- STATED EXERCISE
Only the lines from the start of the data to the line containing "38.9, 32.4, 44.3];", both included, should be output, exactly and without pictures.

════════

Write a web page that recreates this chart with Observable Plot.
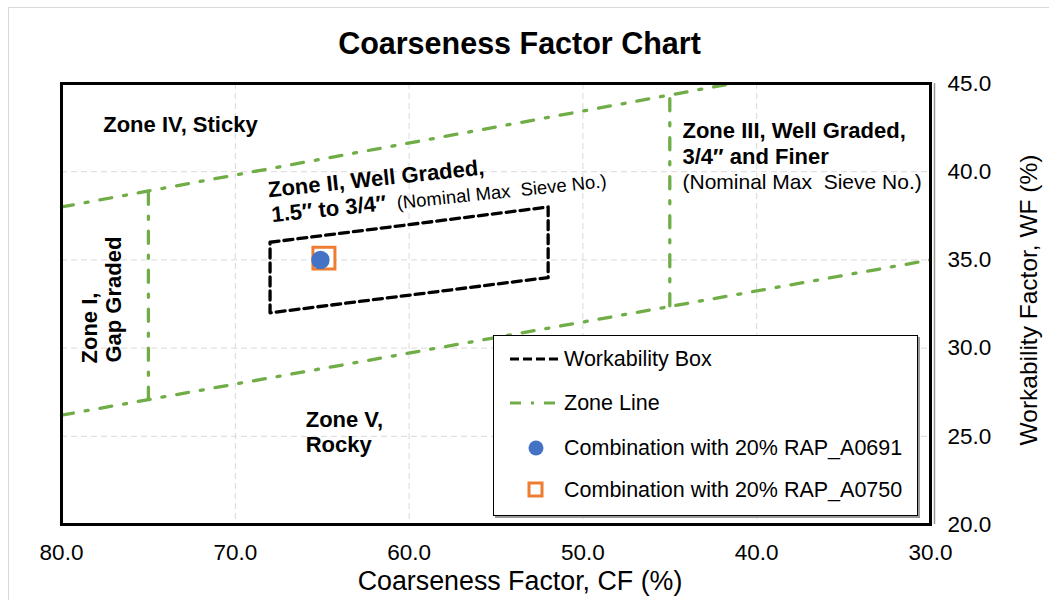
<!DOCTYPE html>
<html>
<head>
<meta charset="utf-8">
<script src="https://cdn.jsdelivr.net/npm/d3@7"></script>
<script src="https://cdn.jsdelivr.net/npm/@observablehq/plot@0.6"></script>
<style>
  html, body { margin: 0; padding: 0; background: #fff; }
  #wrap { position: relative; width: 1049px; height: 600px; overflow: hidden; font-family: 'Liberation Sans', Arial, sans-serif; }
  #outer { position: absolute; left: 8px; top: 7px; width: 1060px; height: 620px; border: 1px solid #d9d9d9; box-sizing: border-box; pointer-events: none; }
  #legend { position: absolute; left: 493px; top: 335px; width: 425px; height: 181px; box-sizing: border-box; border: 1.5px solid #000; background: #fff; box-shadow: 2px 2px 0 #999; }
  .lrow { position: absolute; left: 15px; height: 30px; display: flex; align-items: center; font-size: 21.5px; color: #000; white-space: nowrap; }
  .lrow svg { flex: none; margin-right: 3px; }
</style>
</head>
<body>
<div id="wrap">
  <div id="outer"></div>
  <div id="chart"></div>
  <div id="legend"></div>
</div>
<script>
// ---------- data ----------
const xTicks = [80, 70, 60, 50, 40, 30];
const yTicks = [20, 25, 30, 35, 40, 45];

// Workability box (CF, WF)
const boxCF = [68, 52, 52, 68, 68];
const boxWF = [36, 38, 34, 32, 36];

// Zone lines, each a segment
const zoneSeg = ["upper", "upper", "lower", "lower", "left", "left", "right", "right"];
const zoneCF  = [80, 41.4, 80, 30, 75, 75, 45, 45];
const zoneWF  = [38.0, 45.0, 26.2, 35.0, 27.1, 38.9, 32.4, 44.3];

// Mixture points
const seriesNames = ["Workability Box", "Zone Line", "Combination with 20% RAP_A0691", "Combination with 20% RAP_A0750"];
const a0691CF = [65.1], a0691WF = [35.0];
const a0750CF = [64.9], a0750WF = [35.1];

// Zone annotations
const boldLabels = ["Zone IV, Sticky", "Zone III, Well Graded,", "3/4″ and Finer", "Zone V,", "Rocky"];
const boldCF = [77.6, 44.27, 44.27, 65.95, 65.95];
const boldWF = [42.24, 41.92, 40.45, 25.5, 24.1];

const zone2Labels = ["Zone II, Well Graded,", "1.5″ to 3/4″"];
const zone2CF = [68.07, 67.87];
const zone2WF = [38.55, 37.14];
const zone2Note = ["(Nominal Max  Sieve No.)"]; const zone2NoteCF = [60.67]; const zone2NoteWF = [37.88];

const zone3Note = ["(Nominal Max  Sieve No.)"]; const zone3NoteCF = [44.27]; const zone3NoteWF = [39.03];

const zone1Labels = ["Zone I,", "Gap Graded"];
const zone1CF = [77.93, 76.55];
const zone1WF = [29.13, 29.18];

// ---------- build tables ----------
const box = boxCF.map((c, i) => ({cf: c, wf: boxWF[i]}));
const zones = zoneCF.map((c, i) => ({cf: c, wf: zoneWF[i], seg: zoneSeg[i]}));
const p0691 = a0691CF.map((c, i) => ({cf: c, wf: a0691WF[i]}));
const p0750 = a0750CF.map((c, i) => ({cf: c, wf: a0750WF[i]}));
const toRows = (t, c, w) => t.map((s, i) => ({t: s, cf: c[i], wf: w[i]}));

const GREEN = "#70AD47", ORANGE = "#ED7D31", BLUE = "#4472C4";
const FONT = "'Liberation Sans', Arial, sans-serif";
const fmt = d => d.toFixed(1);

const chart = Plot.plot({
  width: 1049, height: 600,
  marginTop: 83, marginBottom: 76, marginLeft: 61, marginRight: 119,
  style: {fontFamily: FONT, fontSize: "22.5px", color: "#000", background: "transparent", overflow: "visible"},
  x: {domain: [80, 30]},
  y: {domain: [20, 45]},
  marks: [
    Plot.gridX(xTicks.slice(1, -1), {stroke: "#d9d9d9", strokeOpacity: 1, strokeDasharray: "6,4"}),
    Plot.gridY(yTicks.slice(1, -1), {stroke: "#d9d9d9", strokeOpacity: 1, strokeDasharray: "6,4"}),
    Plot.axisX(xTicks, {tickSize: 0, tickPadding: 20, tickFormat: fmt, label: null, fontSize: 22.5}),
    Plot.axisY(yTicks, {anchor: "right", tickSize: 0, tickPadding: 17, tickFormat: fmt, label: null, fontSize: 22.5}),
    Plot.line(zones, {x: "cf", y: "wf", z: "seg", stroke: GREEN, strokeWidth: 3.3, strokeDasharray: "12,12,3,12"}),
    Plot.line(box, {x: "cf", y: "wf", stroke: "#000", strokeWidth: 3.3, strokeDasharray: "9,5"}),
    Plot.dot(p0750, {x: "cf", y: "wf", symbol: "square", r: 12.4, stroke: ORANGE, fill: "#fff", strokeWidth: 3}),
    Plot.dot(p0691, {x: "cf", y: "wf", r: 9.2, fill: BLUE}),
    Plot.ruleX([30], {dx: 4, stroke: "#999", strokeWidth: 1.5}),
    Plot.frame({stroke: "#000", strokeWidth: 3}),
    // labels
    Plot.text(toRows(boldLabels, boldCF, boldWF), {x: "cf", y: "wf", text: "t", textAnchor: "start", lineAnchor: "bottom", fontWeight: "bold", fontSize: 22, fill: "#000"}),
    Plot.text(toRows(zone2Labels, zone2CF, zone2WF), {x: "cf", y: "wf", text: "t", textAnchor: "start", lineAnchor: "bottom", fontWeight: "bold", fontSize: 22, rotate: -6, fill: "#000"}),
    Plot.text(toRows(zone2Note, zone2NoteCF, zone2NoteWF), {x: "cf", y: "wf", text: "t", textAnchor: "start", lineAnchor: "bottom", fontSize: 18.5, rotate: -6, fill: "#000"}),
    Plot.text(toRows(zone3Note, zone3NoteCF, zone3NoteWF), {x: "cf", y: "wf", text: "t", textAnchor: "start", lineAnchor: "bottom", fontSize: 21, fill: "#000"}),
    Plot.text(toRows(zone1Labels, zone1CF, zone1WF), {x: "cf", y: "wf", text: "t", textAnchor: "start", lineAnchor: "bottom", fontWeight: "bold", fontSize: 22, rotate: -90, fill: "#000"}),
    // title and axis titles
    Plot.text(["Coarseness Factor Chart"], {frameAnchor: "top", dx: 23.5, dy: -30, textAnchor: "middle", lineAnchor: "bottom", fontSize: 30.5, fontWeight: "bold", fill: "#000"}),
    Plot.text(["Coarseness Factor, CF (%)"], {frameAnchor: "bottom", dx: 24, dy: 65, textAnchor: "middle", lineAnchor: "bottom", fontSize: 26.8, fill: "#000"}),
    Plot.text(["Workability Factor, WF (%)"], {frameAnchor: "right", dx: 106, dy: -4, textAnchor: "middle", rotate: -90, lineAnchor: "bottom", fontSize: 24.5, fill: "#000"})
  ]
});
document.getElementById("chart").appendChild(chart);

// ---------- legend ----------
const legend = document.getElementById("legend");
const swatches = [
  `<svg width="52" height="20"><line x1="1" x2="51" y1="10" y2="10" stroke="#000" stroke-width="3" stroke-dasharray="9,4"/></svg>`,
  `<svg width="52" height="20"><line x1="1" x2="51" y1="10" y2="10" stroke="${GREEN}" stroke-width="3" stroke-dasharray="11,10,3,10"/></svg>`,
  `<svg width="52" height="20"><circle cx="27" cy="10" r="7.5" fill="${BLUE}"/></svg>`,
  `<svg width="52" height="20"><rect x="20" y="3" width="13" height="13" fill="#fff" stroke="${ORANGE}" stroke-width="3"/></svg>`
];
const rowCenters = [23, 67, 112, 154];
seriesNames.forEach((name, i) => {
  const row = document.createElement("div");
  row.className = "lrow";
  row.style.top = (rowCenters[i] - 15) + "px";
  row.innerHTML = swatches[i] + `<span>${name}</span>`;
  legend.appendChild(row);
});
</script>
</body>
</html>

════════

- RESPONSE BELOW
Write a web page that recreates this chart with Observable Plot.
<!DOCTYPE html>
<html>
<head>
<meta charset="utf-8">
<script src="https://cdn.jsdelivr.net/npm/d3@7"></script>
<script src="https://cdn.jsdelivr.net/npm/@observablehq/plot@0.6"></script>
<style>
  html, body { margin: 0; padding: 0; background: #fff; }
  #wrap { position: relative; width: 1049px; height: 600px; overflow: hidden; font-family: 'Liberation Sans', Arial, sans-serif; }
  #outer { position: absolute; left: 8px; top: 7px; width: 1060px; height: 620px; border: 1px solid #d9d9d9; box-sizing: border-box; pointer-events: none; }
  #legend { position: absolute; left: 493px; top: 335px; width: 425px; height: 181px; box-sizing: border-box; border: 1.5px solid #000; background: #fff; box-shadow: 2px 2px 0 #999; }
  .lrow { position: absolute; left: 15px; height: 30px; display: flex; align-items: center; font-size: 21.5px; color: #000; white-space: nowrap; }
  .lrow svg { flex: none; margin-right: 3px; }
</style>
</head>
<body>
<div id="wrap">
  <div id="outer"></div>
  <div id="chart"></div>
  <div id="legend"></div>
</div>
<script>
// ---------- data ----------
const xTicks = [80, 70, 60, 50, 40, 30];
const yTicks = [20, 25, 30, 35, 40, 45];

// Workability box (CF, WF)
const boxCF = [68, 52, 52, 68, 68];
const boxWF = [36, 38, 34, 32, 36];

// Zone lines, each a segment
const zoneSeg = ["upper", "upper", "lower", "lower", "left", "left", "right", "right"];
const zoneCF  = [80, 41.4, 80, 30, 75, 75, 45, 45];
const zoneWF  = [38.0, 45.0, 26.2, 35.0, 27.1, 38.9, 32.4, 44.3];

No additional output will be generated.